[Dataset excerpt]
▬▬▬▬▬▬▬▬▬▬
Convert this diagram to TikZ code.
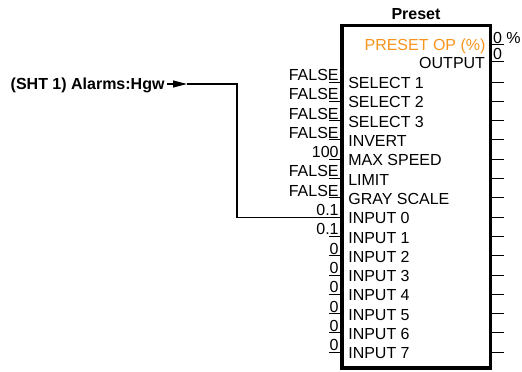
\documentclass[tikz,border=0pt]{standalone}
\usepackage{fontspec}
\setmainfont{Liberation Sans}
\usetikzlibrary{arrows.meta}
\definecolor{presetorange}{RGB}{247,148,29}
\tikzset{
  every node/.style={font=\fontsize{16bp}{18bp}\selectfont, inner sep=0pt, outer sep=0pt},
  pin/.style={line width=1bp},
  wire/.style={line width=1.1bp},
  lbl/.style={anchor=base west},
  val/.style={anchor=base east},
  oval/.style={anchor=base west},
  olbl/.style={anchor=base east},
  blockbox/.style={draw, line width=3.2bp, minimum width=148.7bp, minimum height=342.3bp},
}
\begin{document}
\begin{tikzpicture}[x=1bp,y=-1bp]
\useasboundingbox (0,0) rectangle (522,371);
% block
\node[blockbox] (box) at (416.3,196.9) {};
\node[anchor=base, font=\fontsize{16bp}{18bp}\selectfont\bfseries] (title) at (416,19.3) {Preset};
% outputs
\node[olbl, text=presetorange] (o1l) at (485.5,50.5) {PRESET OP (\%)};
\node[olbl] (o2l) at (485,68.3) {OUTPUT};
\node[oval] (o1v) at (493,43) {0 \%};
\node[oval] (o2v) at (493,59.5) {0};
\coordinate (o1a) at (490.7,44.5); \coordinate (o1b) at (504,44.5);
\coordinate (o2a) at (490.7,61);   \coordinate (o2b) at (504,61);
\draw[pin] (o1a) -- (o1b);
\draw[pin] (o2a) -- (o2b);
% input rows
\foreach \i/\lab/\v in {0/SELECT 1/FALSE,1/SELECT 2/FALSE,2/SELECT 3/FALSE,3/INVERT/FALSE,
  4/MAX SPEED/100,5/LIMIT/FALSE,6/GRAY SCALE/FALSE,7/INPUT 0/0.1,8/INPUT 1/0.1,
  9/INPUT 2/0,10/INPUT 3/0,11/INPUT 4/0,12/INPUT 5/0,13/INPUT 6/0,14/INPUT 7/0}{
  \pgfmathsetmacro{\yy}{82+19.3*\i}
  \coordinate (inl\i) at (329,\yy);
  \coordinate (inr\i) at (341,\yy);
  \coordinate (outl\i) at (490.7,\yy);
  \coordinate (outr\i) at (504,\yy);
  \node[lbl] (lab\i) at (348.3,\yy+6.6) {\lab};
  \node[val] (val\i) at (338.6,\yy-1.6) {\v};
  \draw[pin] (inl\i) -- (inr\i);
  \draw[pin] (outl\i) -- (outr\i);
}
% source connector
\node[anchor=base east, font=\fontsize{16bp}{18bp}\selectfont\bfseries] (src) at (164.5,89) {(SHT 1) Alarms:Hgw};
\coordinate (a0) at (167,84);
\coordinate (a1) at (187,84);
\coordinate (bend) at (237,84);
\draw[wire, -{Triangle[length=14bp,width=7bp]}] (a0) -- (a1);
\draw[wire] (a1) -- (bend) |- (inr7);
\end{tikzpicture}
\end{document}
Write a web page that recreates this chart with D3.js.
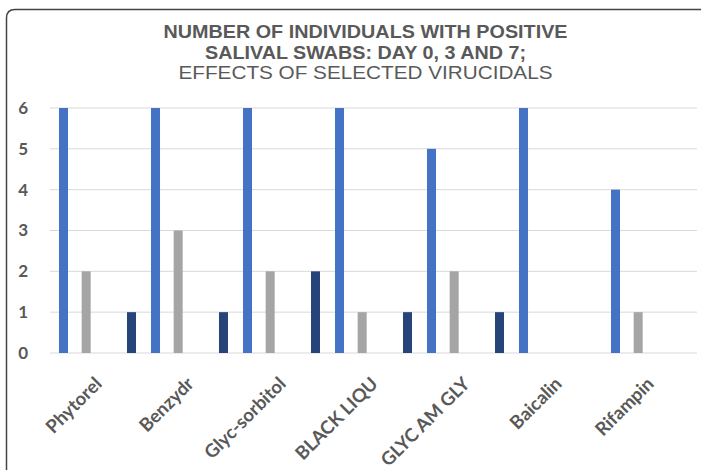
<!DOCTYPE html>
<html><head><meta charset="utf-8">
<script src="https://cdn.jsdelivr.net/npm/d3@7"></script>
<style>body{margin:0;background:#fff}svg{display:block}</style>
</head><body>
<svg id="c" width="701" height="470"></svg>
<script>
const categories = ["Phytorel","Benzydr","Glyc-sorbitol","BLACK LIQU","GLYC AM GLY","Baicalin","Rifampin"];
const seriesNames = ["Day 0","Day 3","(blank)","Day 7"];
const day0 = [6,6,6,6,5,6,4];
const day3 = [2,3,2,1,2,0,1];
const blank = [0,0,0,0,0,0,0];
const day7 = [1,1,2,1,1,0,0];
const yTicks = [0,1,2,3,4,5,6];
const titleLines = ["NUMBER OF INDIVIDUALS WITH POSITIVE","SALIVAL SWABS: DAY 0, 3 AND 7;","EFFECTS OF SELECTED VIRUCIDALS"];

const series = [day0, day3, blank, day7];
const colors = ["#4472C4","#A5A5A5","#ED7D31","#264478"];

const svg = d3.select("#c");
// border
svg.append("path").attr("d","M6.5,470 L6.5,18 Q6.5,9.5 15,9.5 L705,9.5")
  .attr("fill","none").attr("stroke","#444").attr("stroke-width",1.5);

const x0 = d3.scaleBand().domain(categories).range([51,695]).paddingInner(0).paddingOuter(0);
const x1 = d3.scaleBand().domain(d3.range(4)).range([0, x0.bandwidth()]).padding(0).paddingOuter(0.03);
const y = d3.scaleLinear().domain([0,6]).range([353,108]);

// grid
svg.append("g").selectAll("line").data(yTicks).join("line")
  .attr("x1",50).attr("x2",697).attr("y1",d=>y(d)).attr("y2",d=>y(d))
  .attr("stroke","#d9d9d9").attr("stroke-width",1);

// y axis labels
const yAxis = d3.axisLeft(y).tickValues(yTicks).tickFormat(d3.format("d")).tickSize(0).tickPadding(0);
const ya = svg.append("g").attr("transform","translate(28,0)").call(yAxis);
ya.select(".domain").remove();
ya.selectAll("text").attr("font-family","Lato, 'Open Sans', sans-serif").attr("font-weight","bold")
  .attr("font-size",17).attr("fill","#595959");

// bars
const bw = 9;
const g = svg.append("g");
series.forEach((s,si)=>{
  g.selectAll(null).data(s.map((v,i)=>({v,i}))).join("rect")
   .filter(d=>d.v>0)
   .attr("x",d=>x0(categories[d.i]) + x1(si) + x1.bandwidth()/2 - bw/2 + 0.5)
   .attr("width",bw)
   .attr("y",d=>y(d.v)).attr("height",d=>y(0)-y(d.v))
   .attr("fill",colors[si]);
});

// x labels
const xa = svg.append("g").attr("transform","translate(0,360)")
  .call(d3.axisBottom(x0).tickSize(0).tickPadding(0));
xa.select(".domain").remove();
xa.selectAll("text")
  .attr("font-family","Lato, 'Open Sans', sans-serif").attr("font-weight","bold")
  .attr("font-size",18.5).attr("fill","#595959")
  .attr("text-anchor","end").attr("y",0).attr("dy",0)
  .attr("transform","translate(6,25) rotate(-45)");

// title
const t = svg.append("g").attr("font-family","'Liberation Sans', Arial, sans-serif")
  .attr("font-size",17.5).attr("fill","#595959").attr("text-anchor","middle");
const tl = [404, 321, 374];
titleLines.forEach((l,i)=>{
  t.append("text").attr("x",365.5).attr("y",[37.5,58.5,79][i]).text(l)
   .attr("textLength", tl[i]).attr("lengthAdjust","spacingAndGlyphs")
   .attr("font-weight", i<2 ? "bold" : "normal");
});
</script>
</body></html>
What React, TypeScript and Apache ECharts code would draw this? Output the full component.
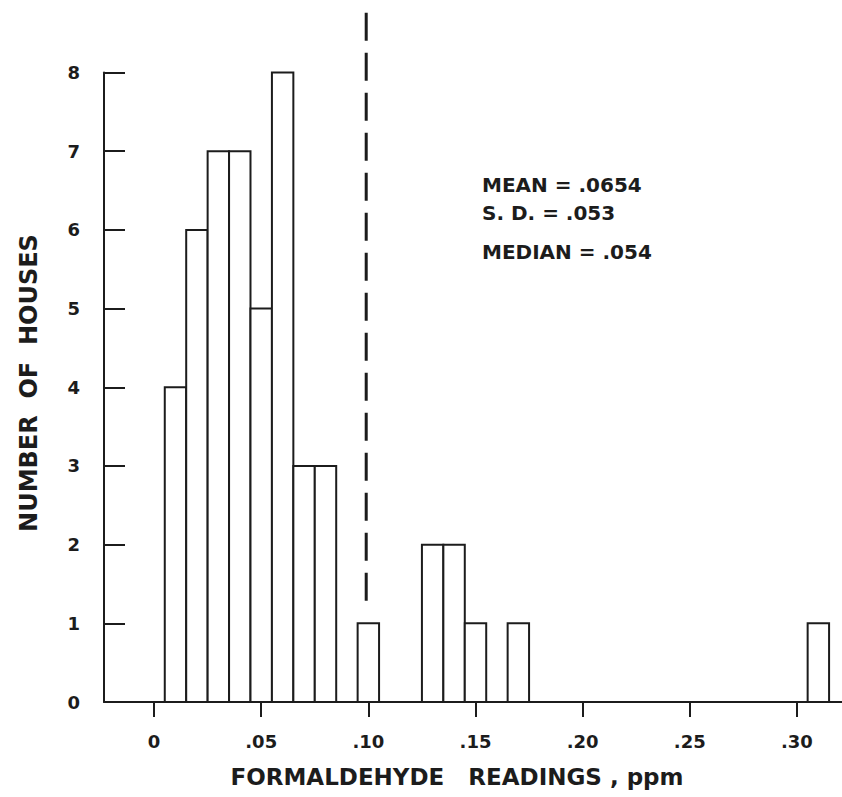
▬▬▬▬▬▬▬▬▬▬
- **EXERCISE INSTRUCTIONS**
Select every line of the records holding the string "code".

- **ANSWER FOR THE TASK**
Convert this diagram to TikZ code.
What React, TypeScript and Apache ECharts code would draw this? Output the full component.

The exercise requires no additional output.